— start of Listing —

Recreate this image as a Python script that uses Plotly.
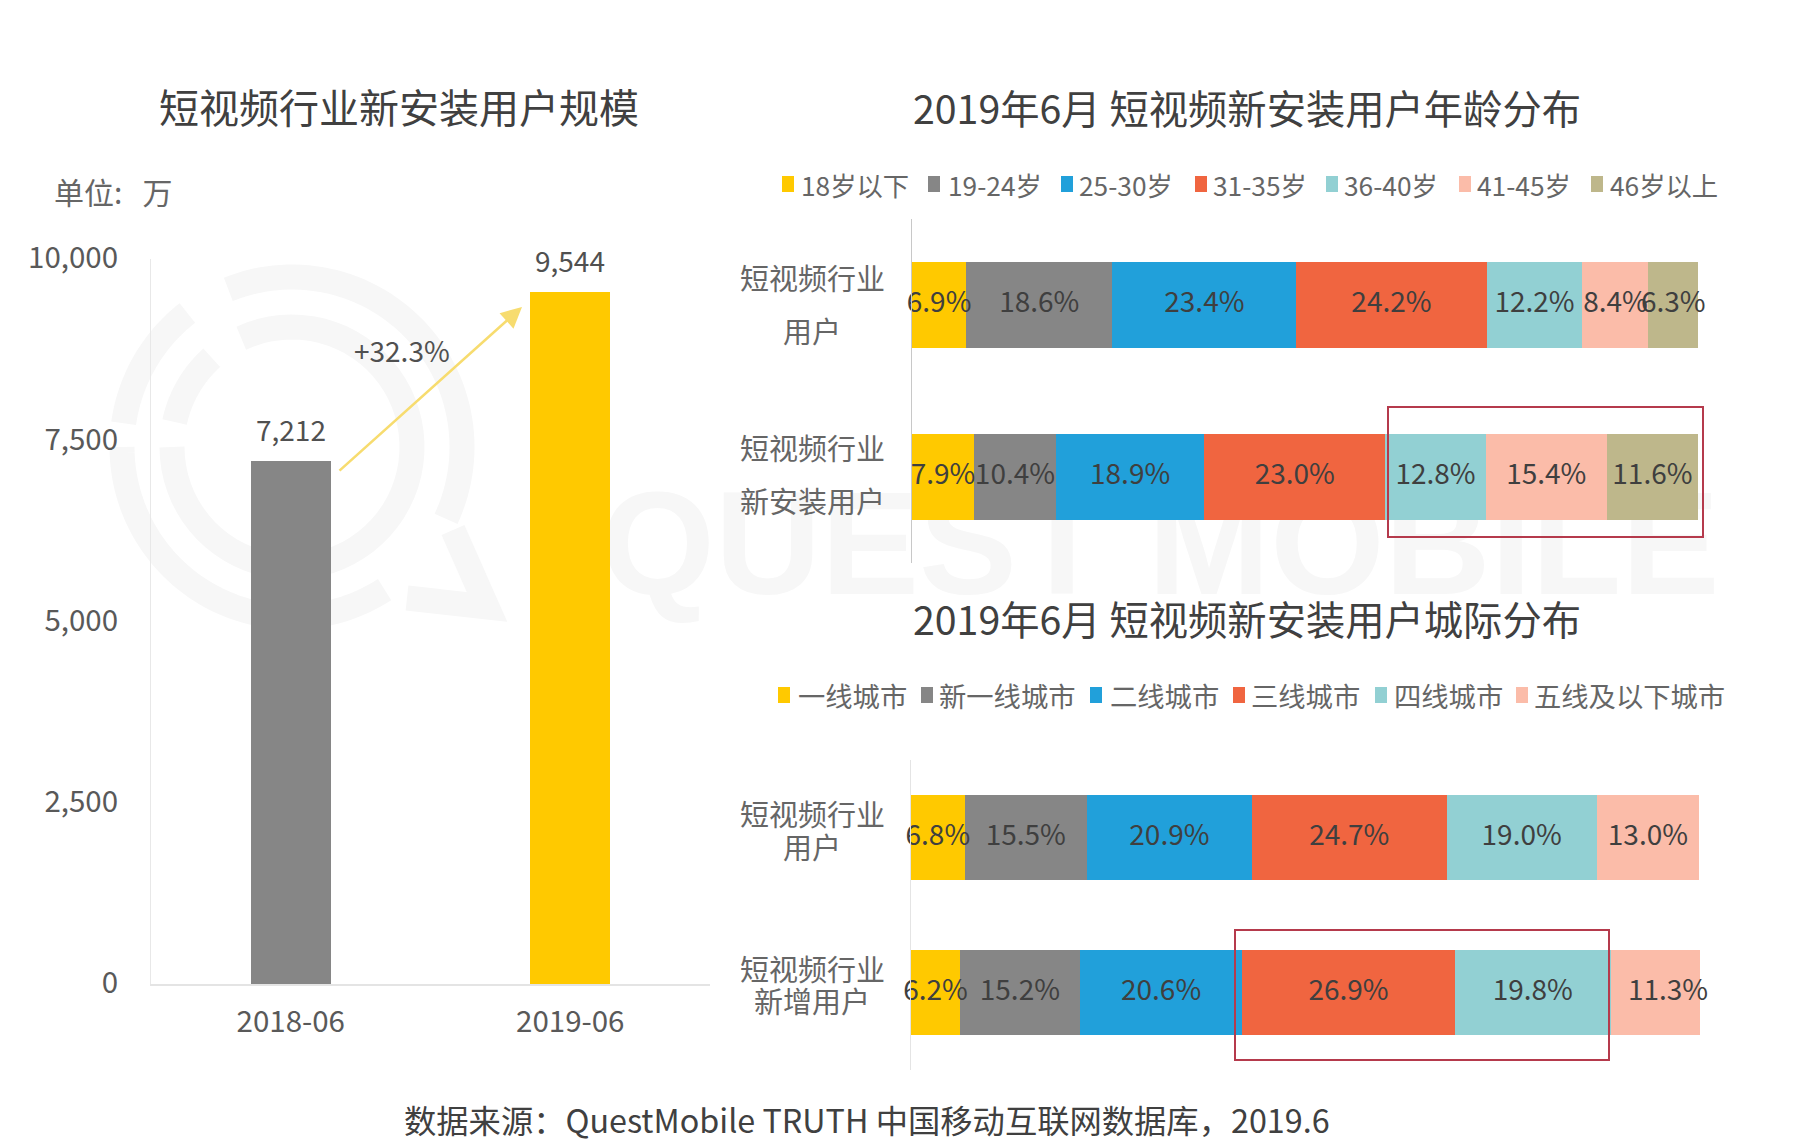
import math
import plotly.graph_objects as go

W, H = 1801, 1148
FONT = "Noto Sans CJK SC"

# ---- data ----
size_periods = ["2018-06", "2019-06"]
size_values = [7212, 9544]
size_colors = ["#868686", "#FFC900"]
size_ticks = [0, 2500, 5000, 7500, 10000]
growth_label = "+32.3%"

age_groups = ["18岁以下", "19-24岁", "25-30岁", "31-35岁", "36-40岁", "41-45岁", "46岁以上"]
age_rows = ["短视频行业\n用户", "短视频行业\n新安装用户"]
age_all_users = [6.9, 18.6, 23.4, 24.2, 12.2, 8.4, 6.3]
age_new_users = [7.9, 10.4, 18.9, 23.0, 12.8, 15.4, 11.6]

city_groups = ["一线城市", "新一线城市", "二线城市", "三线城市", "四线城市", "五线及以下城市"]
city_rows = ["短视频行业\n用户", "短视频行业\n新增用户"]
city_all_users = [6.8, 15.5, 20.9, 24.7, 19.0, 13.0]
city_new_users = [6.2, 15.2, 20.6, 26.9, 19.8, 11.3]

palette = ["#FFC900", "#868686", "#21A0DA", "#F06540", "#92D0D3", "#FBBCA9", "#BEB78B"]

title_left = "短视频行业新安装用户规模"
title_age = "2019年6月 短视频新安装用户年龄分布"
title_city = "2019年6月 短视频新安装用户城际分布"
unit_text = "单位:   万"
source_text = "数据来源：QuestMobile TRUTH 中国移动互联网数据库，2019.6"
watermark = "QUEST MOBILE"


def px(x):
    return x / W


def py(y):
    return 1 - y / H


TEXT = "#4A4A4A"
fig = go.Figure()

# left chart
fig.add_trace(go.Bar(
    x=size_periods, y=size_values, marker=dict(color=size_colors, line_width=0),
    width=0.287, xaxis="x", yaxis="y", showlegend=False, cliponaxis=False))


# stacked charts; labels sit in a text trace so later segments cannot cover them
def stacked(groups, rows, series, xa, ya, bar_width, nudges=None):
    nudges = nudges or {}
    for i, g in enumerate(groups):
        fig.add_trace(go.Bar(
            name=g, orientation="h", y=rows, x=[s[i] for s in series],
            xaxis=xa, yaxis=ya, width=bar_width, showlegend=False,
            marker=dict(color=palette[i], line_width=0)))
    xs, ys, ts = [], [], []
    for r, (row, s) in enumerate(zip(rows, series)):
        left = 0.0
        for k, v in enumerate(s):
            xs.append(left + v / 2 + nudges.get((r, k), 0))
            ys.append(row)
            ts.append(f"{v:.1f}%")
            left += v
    fig.add_trace(go.Scatter(
        x=xs, y=ys, text=ts, mode="text", textposition="middle center",
        xaxis=xa, yaxis=ya, showlegend=False, cliponaxis=False,
        textfont=dict(family=FONT, size=28, color="#3F3F3F")))


stacked(age_groups, age_rows, [age_all_users, age_new_users], "x2", "y2", 0.497)
stacked(city_groups, city_rows, [city_all_users, city_new_users], "x3", "y3", 0.548,
        nudges={(1, 5): 1.6})

ann = []


def label(text, x, y, size, color=TEXT, anchor="center"):
    ann.append(dict(text=text, x=px(x), y=py(y), xref="paper", yref="paper",
                    xanchor=anchor, yanchor="middle", showarrow=False,
                    font=dict(family=FONT, size=size, color=color)))


label(title_left, 399, 106, 40, "#404040")
label(title_age, 1247, 106, 39.3, "#404040")
label(title_city, 1247, 617, 39.3, "#404040")
label(unit_text, 52, 191, 30, "#666666", "left")
label(source_text, 867, 1119, 32.3, "#404040")
label(growth_label, 402, 350, 28, "#505050")

# value labels above the left bars
for p, v in zip(size_periods, size_values):
    ann.append(dict(text=f"{v:,}", x=p, y=v, xref="x", yref="y", yanchor="bottom",
                    yshift=10, showarrow=False,
                    font=dict(family=FONT, size=28, color="#505050")))

# growth arrow
ann.append(dict(x=px(522), y=py(307), xref="paper", yref="paper", text="",
                ax=-184, ay=165, axref="pixel", ayref="pixel",
                showarrow=True, arrowhead=2, arrowsize=1.6, arrowwidth=2.6,
                arrowcolor="#F7DC6F", standoff=0))

# row labels, one annotation per line (spacing differs between the panels)
for rows, centers in [(age_rows, [277, 330, 447, 500]),
                      (city_rows, [813, 846, 968, 1000])]:
    lines = [t for r in rows for t in r.split("\n")]
    for t, y in zip(lines, centers):
        label(t, 812, y, 29, "#666666")

shapes = []


# legends
def legend(groups, sq_x, tx_x, y, size):
    for i, (g, sx, tx) in enumerate(zip(groups, sq_x, tx_x)):
        shapes.append(dict(type="rect", xref="paper", yref="paper",
                           x0=px(sx - 6), x1=px(sx + 6), y0=py(y - 8), y1=py(y + 8),
                           fillcolor=palette[i], line_width=0))
        label(g, tx - 2, y, size, "#666666", "left")


legend(age_groups, [788, 934, 1067, 1201, 1332, 1465, 1597],
       [801, 948, 1079, 1213, 1344, 1477, 1610], 184, 26.3)
legend(city_groups, [784, 927, 1096, 1239, 1381, 1522],
       [798, 939, 1110, 1251, 1394, 1534], 695, 27.3)

# highlight boxes
for x0, x1, y0, y1 in [(1388, 1703, 407, 537), (1235, 1609, 930, 1060)]:
    shapes.append(dict(type="rect", xref="paper", yref="paper", layer="above",
                       x0=px(x0), x1=px(x1), y0=py(y0), y1=py(y1),
                       line=dict(color="#B53A4C", width=2), fillcolor="rgba(0,0,0,0)"))

# faint watermark behind the charts
WM = "#F7F7F7"
shapes.append(dict(type="rect", xref="paper", yref="paper", layer="below",
                   x0=px(600), x1=px(1720), y0=py(465), y1=py(592),
                   line_width=0, fillcolor="rgba(0,0,0,0)",
                   label=dict(text=watermark, textposition="middle center",
                              font=dict(family="Liberation Sans", size=147,
                                        color=WM, weight="bold"))))


def arc(cx, cy, r, a0, a1, n=60):
    pts = []
    for k in range(n + 1):
        a = math.radians(a0 + (a1 - a0) * k / n)
        pts.append((cx + r * math.cos(a), cy - r * math.sin(a)))
    return pts


def stroke(pts, width=25):
    d = "M" + " L".join(f"{px(x):.5f},{py(y):.5f}" for x, y in pts)
    shapes.append(dict(type="path", path=d, xref="paper", yref="paper", layer="below",
                       line=dict(color=WM, width=width), fillcolor="rgba(0,0,0,0)"))


CX, CY = 292, 447
stroke(arc(CX, CY, 170, 112, -25))
stroke(arc(CX, CY, 170, -57, -180))
stroke(arc(CX, CY, 170, 172, 128))
stroke(arc(CX, CY, 120, 115, -180))
stroke(arc(CX, CY, 120, 168, 132))
stroke([(453, 530), (487, 607), (407, 598)])

axis_common = dict(showgrid=False, zeroline=False, ticks="", automargin=False)
fig.update_layout(
    width=W, height=H, margin=dict(l=0, r=0, t=0, b=0),
    paper_bgcolor="white", plot_bgcolor="rgba(0,0,0,0)",
    barmode="stack", showlegend=False,
    font=dict(family=FONT, color=TEXT),
    annotations=ann, shapes=shapes,
    xaxis=dict(domain=[px(151), px(710)], anchor="y", type="category",
               showline=True, linecolor="#E4E4E4", linewidth=2,
               tickfont=dict(family=FONT, size=29.5, color="#595959"),
               ticklabelstandoff=11, **axis_common),
    yaxis=dict(domain=[py(984), py(259)], anchor="x", range=[0, 10000],
               tickvals=size_ticks, tickformat=",",
               showline=True, linecolor="#E8E8E8", linewidth=1,
               tickfont=dict(family=FONT, size=29.5, color="#595959"),
               ticklabelstandoff=26, ticklabelshift=-1, **axis_common),
    xaxis2=dict(domain=[px(912), px(1698)], anchor="y2", range=[0, 100],
                showticklabels=False, showline=False, **axis_common),
    yaxis2=dict(domain=[py(563), py(219)], anchor="x2", type="category",
                autorange="reversed", showticklabels=False,
                showline=True, linecolor="#C8C8C8", linewidth=1, **axis_common),
    xaxis3=dict(domain=[px(911), px(1700)], anchor="y3", range=[0, 100],
                showticklabels=False, showline=False, **axis_common),
    yaxis3=dict(domain=[py(1070), py(760)], anchor="x3", type="category",
                autorange="reversed", showticklabels=False,
                showline=True, linecolor="#E4E4E4", linewidth=1, **axis_common),
)

fig.write_html("out.html", config={"displayModeBar": False},
               post_script="document.body.style.margin='0';")
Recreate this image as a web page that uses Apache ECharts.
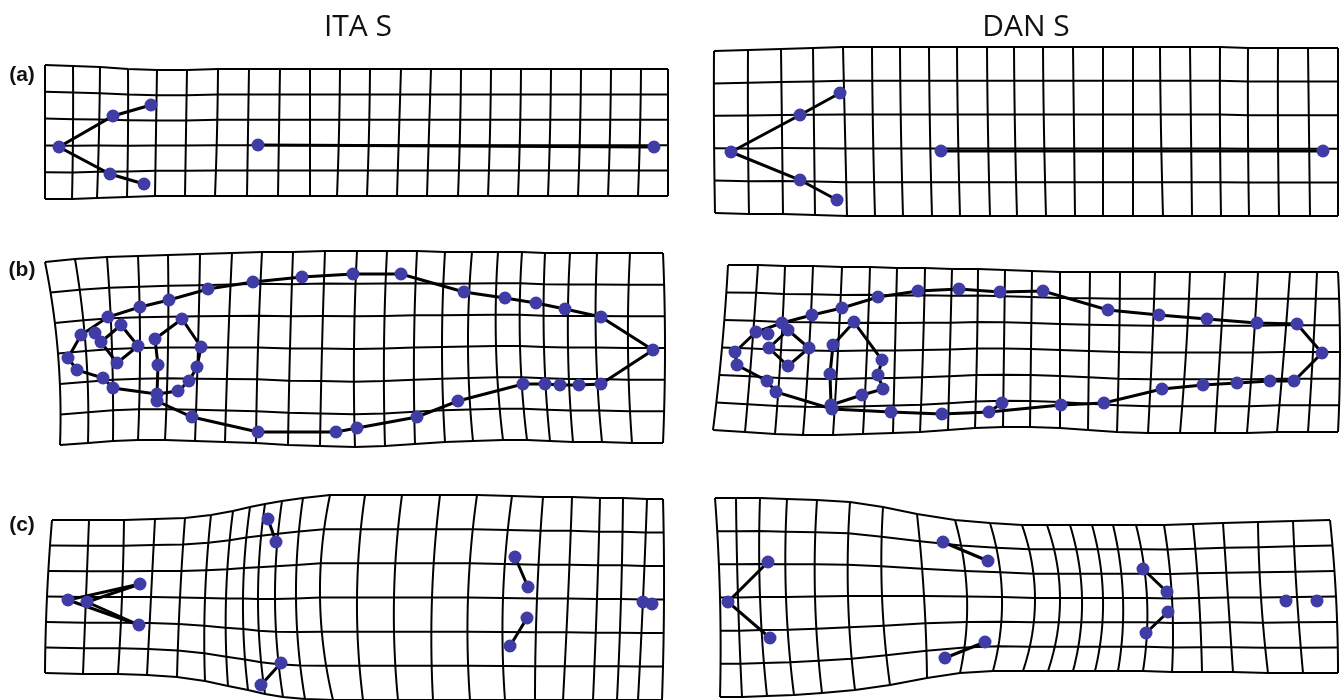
<!DOCTYPE html>
<html>
<head>
<meta charset="utf-8">
<script src="https://cdn.jsdelivr.net/npm/echarts@6/dist/echarts.min.js"></script>
<style>html,body{margin:0;padding:0;background:#fff}#chart{width:1344px;height:700px}</style>
</head>
<body>
<div id="chart"></div>
<script>
// ---------- Column titles & panel labels ----------
const columnTitles = ['ITA S', 'DAN S'];
const panelLabels = ['(a)', '(b)', '(c)'];

// ---------- ITA S (a) ----------
const itaA_colTop = [45,73,100,128,157,187,218,249,280,310,340,370,401,431,461,491,521,551,581,611,641,668];
const itaA_colMid = [45,73,99,128,156,186,217,248,279,310,339,369,399,429,460,490,520,550,580,610,640,668];
const itaA_colBot = [45,72,97,127,155,185,215,247,278,310,337,367,397,427,458,488,518,548,578,608,638,668];
const itaA_topY = [65,66,67,69,70,70,69,69,69,69,69,69,69,69,69,69,69,69,69,69,69,69];
const itaA_botY = [199,199,198,197,196,196,196,196,196,196,196,196,196,196,196,196,196,196,196,196,196,196];
const itaA_rows = 5;
const itaA_points = [[59,147],[113,116],[151,105],[110,174],[144,184],[258,145],[654,147]];
const itaA_links = [[2,1,0,3,4],[5,6]];

// ---------- DAN S (a) ----------
const danA_colTop = [714,748,781,813,843,872,900,929,957,987,1014,1043,1073,1103,1133,1160,1190,1220,1248,1278,1308,1338];
const danA_colMid = [714,748,782,814,845,873,901,930,958,988,1015,1044,1074,1103,1133,1161,1191,1220,1248,1278,1309,1338];
const danA_colBot = [715,749,783,815,847,875,903,932,960,990,1017,1046,1075,1103,1133,1163,1192,1221,1249,1279,1310,1338];
const danA_topY = [51,50,49,48,47,47,47,47,47,47,47,47,47,47,47,47,47,47,48,48,48,48];
const danA_botY = [213,214,214,215,216,216,216,216,216,216,216,216,216,216,216,216,216,216,216,216,216,216];
const danA_rows = 5;
const danA_points = [[731,152],[800,115],[840,93],[800,180],[837,200],[941,151],[1323,151]];
const danA_links = [[2,1,0,3,4],[5,6]];

// ---------- ITA S (b) ----------
const itaB_colTop = [45,75,107,138,168,200,232,262,293,325,357,387,417,445,472,498,522,545,570,597,630,663];
const itaB_colMid = [58,86,112,140,168,198,228,258,290,322,354,384,414,442,468,496,520,544,568,596,628,665];
const itaB_colBot = [60,88,113,138,165,195,225,256,288,320,355,385,415,445,473,503,527,550,573,602,632,663];
const itaB_topY = [262,259,257,256,255,254,253,252,252,251,251,251,251,252,252,252,252,253,253,253,253,253];
const itaB_botY = [445,443,441,440,440,441,442,443,445,446,447,446,444,442,441,440,440,441,442,442,443,443];
const itaB_rows = 6;
const itaB_points = [
  [68,358],[81,335],[108,317],[140,307],[169,300],[208,289],[253,282],[302,277],[353,274],[401,274],
  [464,292],[505,298],[536,303],[565,309],[601,317],[653,350],[601,384],[579,385],[560,385],[545,384],
  [523,384],[458,401],[417,417],[357,428],[336,432],[258,432],[192,417],[157,401],[157,394],[113,388],
  [103,378],[77,370],
  [95,333],[101,342],[121,325],[138,346],[117,363],
  [155,339],[182,319],[201,347],[197,367],[189,381],[178,391],[158,365]
];
const itaB_links = [
  [0,1,2,3,4,5,6,7,8,9,10,11,12,13,14,15,16,17,18,19,20,21,22,23,24,25,26,27,28,29,30,31,0],
  [32,33],[33,34,35,36,33],
  [28,43,37,38,39,40,41,42,28]
];

// ---------- DAN S (b) ----------
const danB_colTop = [728,758,785,813,842,870,897,925,952,978,1005,1032,1060,1090,1120,1155,1190,1225,1258,1290,1317,1338];
const danB_colMid = [722,752,781,809,838,867,895,923,950,977,1004,1031,1060,1089,1119,1152,1186,1220,1253,1284,1313,1340];
const danB_colBot = [713,745,775,803,833,863,893,920,948,975,1003,1030,1060,1088,1117,1148,1180,1215,1247,1277,1308,1338];
const danB_topY = [265,265,266,266,267,267,268,268,269,269,270,271,272,272,272,272,272,272,272,272,272,272];
const danB_botY = [430,432,434,435,435,434,433,432,430,428,427,427,428,430,432,433,433,433,433,432,432,432];
const danB_rows = 6;
const danB_points = [
  [735,352],[756,332],[782,323],[812,315],[842,308],[878,297],[918,291],[959,289],[1000,292],[1043,291],
  [1108,310],[1159,315],[1207,319],[1257,323],[1297,324],[1322,353],[1294,381],[1270,381],[1237,383],[1203,385],
  [1162,389],[1104,403],[1061,405],[1002,403],[989,412],[942,414],[891,412],[832,409],[831,405],[776,392],
  [767,381],[737,365],
  [768,334],[788,330],[809,348],[788,366],[769,348],
  [833,345],[854,322],[882,360],[878,375],[883,389],[862,395],[830,374]
];
const danB_links = [
  [0,1,2,3,4,5,6,7,8,9,10,11,12,13,14,15,16,17,18,19,20,21,22,24,25,26,27,29,30,31,0],
  [23,24],[33,34,35,36,33],
  [28,43,37,38,39,40,41,42,28]
];

// ---------- ITA S (c) ----------
const itaC_colTop = [52,89,124,155,185,211,233,250,265,282,303,330,365,402,440,477,512,543,572,600,623,647,663];
const itaC_colMid = [47,86,122,151,180,205,226,243,258,275,296,320,357,394,432,468,503,537,568,597,621,643,664];
const itaC_colBot = [45,83,118,147,177,205,228,248,265,283,305,333,363,398,433,470,505,535,563,593,617,638,662];
const itaC_topY = [520,520,520,519,518,515,511,507,504,501,498,495,495,495,495,495,496,497,497,498,498,499,499];
const itaC_botY = [673,674,674,675,677,681,686,690,694,697,699,700,700,700,700,700,700,700,700,700,700,700,700];
const itaC_rows = 6;
const itaC_points = [[68,600],[87,602],[140,584],[139,625],[268,519],[276,542],[281,663],[261,685],[515,557],[528,587],[527,618],[510,646],[643,602],[652,604]];
const itaC_links = [[2,0,3],[2,1,3],[4,5],[6,7],[8,9],[10,11],[12,13]];

// ---------- DAN S (c) ----------
const danC_colTop = [715,736,760,787,817,850,883,917,955,990,1022,1047,1070,1092,1113,1136,1164,1193,1223,1258,1293,1330];
const danC_colMid = [720,738,760,786,815,848,882,924,967,1002,1035,1060,1082,1103,1123,1147,1172,1199,1228,1261,1297,1336];
const danC_colBot = [720,742,767,794,822,855,890,927,960,993,1023,1048,1073,1095,1118,1143,1172,1202,1233,1268,1303,1338];
const danC_topY = [498,498,498,499,500,502,507,514,520,523,525,525,525,525,525,525,525,524,523,522,521,520];
const danC_botY = [697,697,696,695,693,690,685,678,673,671,671,671,671,671,671,671,672,672,672,673,673,673];
const danC_rows = 6;
const danC_points = [[728,602],[768,562],[770,638],[943,542],[988,561],[985,642],[945,658],[1143,569],[1167,592],[1168,612],[1146,633],[1286,601],[1317,601]];
const danC_links = [[1,0,2],[3,4],[5,6],[7,8],[9,10]];

// ---------- build ----------
const panels = [
  [itaA_colTop,itaA_colMid,itaA_colBot,itaA_topY,itaA_botY,itaA_rows,itaA_points,itaA_links],
  [danA_colTop,danA_colMid,danA_colBot,danA_topY,danA_botY,danA_rows,danA_points,danA_links],
  [itaB_colTop,itaB_colMid,itaB_colBot,itaB_topY,itaB_botY,itaB_rows,itaB_points,itaB_links],
  [danB_colTop,danB_colMid,danB_colBot,danB_topY,danB_botY,danB_rows,danB_points,danB_links],
  [itaC_colTop,itaC_colMid,itaC_colBot,itaC_topY,itaC_botY,itaC_rows,itaC_points,itaC_links],
  [danC_colTop,danC_colMid,danC_colBot,danC_topY,danC_botY,danC_rows,danC_points,danC_links]
];

function gridLines(colTop, colMid, colBot, topY, botY, nRows) {
  const nC = colTop.length;
  const pt = (i, t) => {
    const a = colTop[i], b = colBot[i], m = colMid[i];
    const c = 2 * m - 0.5 * (a + b);
    const x = (1 - t) * (1 - t) * a + 2 * t * (1 - t) * c + t * t * b;
    const y = topY[i] + (botY[i] - topY[i]) * t;
    return [x, y];
  };
  const data = [];
  for (let j = 0; j <= nRows; j++) {
    const coords = [];
    for (let i = 0; i < nC; i++) coords.push(pt(i, j / nRows));
    data.push({ coords });
  }
  const steps = nRows * 4;
  for (let i = 0; i < nC; i++) {
    const coords = [];
    for (let k = 0; k <= steps; k++) coords.push(pt(i, k / steps));
    data.push({ coords });
  }
  return data;
}

const series = [];
panels.forEach(p => {
  series.push({
    type: 'lines', coordinateSystem: 'cartesian2d', polyline: true, silent: true,
    lineStyle: { color: '#000', width: 2, opacity: 1 },
    data: gridLines(p[0], p[1], p[2], p[3], p[4], p[5])
  });
});
panels.forEach(p => {
  const pts = p[6];
  series.push({
    type: 'lines', coordinateSystem: 'cartesian2d', polyline: true, silent: true,
    lineStyle: { color: '#000', width: 3, opacity: 1 },
    data: p[7].map(ch => ({ coords: ch.map(k => pts[k]) }))
  });
});
panels.forEach(p => {
  series.push({
    type: 'scatter', symbol: 'circle', symbolSize: 13, silent: true,
    itemStyle: { color: '#3f3ca6', opacity: 1 },
    data: p[6]
  });
});

const chart = echarts.init(document.getElementById('chart'), null, { renderer: 'canvas' });
chart.setOption({
  animation: false,
  backgroundColor: '#fff',
  grid: { left: 0, right: 0, top: 0, bottom: 0 },
  xAxis: { type: 'value', min: 0, max: 1344, show: false },
  yAxis: { type: 'value', min: 0, max: 700, inverse: true, show: false },
  graphic: [
    { type: 'text', x: 358, y: 27, style: { text: columnTitles[0], font: '30px "Open Sans", sans-serif', fill: '#111', textAlign: 'center', textVerticalAlign: 'middle' } },
    { type: 'text', x: 1026, y: 27, style: { text: columnTitles[1], font: '30px "Open Sans", sans-serif', fill: '#111', textAlign: 'center', textVerticalAlign: 'middle' } },
    { type: 'text', x: 22, y: 75, style: { text: panelLabels[0], font: 'bold 21px "Liberation Sans", Arial, sans-serif', fill: '#111', textAlign: 'center', textVerticalAlign: 'middle' } },
    { type: 'text', x: 22, y: 270, style: { text: panelLabels[1], font: 'bold 21px "Liberation Sans", Arial, sans-serif', fill: '#111', textAlign: 'center', textVerticalAlign: 'middle' } },
    { type: 'text', x: 22, y: 525, style: { text: panelLabels[2], font: 'bold 21px "Liberation Sans", Arial, sans-serif', fill: '#111', textAlign: 'center', textVerticalAlign: 'middle' } }
  ],
  series: series
});
</script>
</body>
</html>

— end of Listing —

• Directions: In the entries above, find each line with the word "that" and show it.

• Task solution:
Recreate this image as a Python script that uses Plotly.
Recreate this image as a web page that uses Apache ECharts.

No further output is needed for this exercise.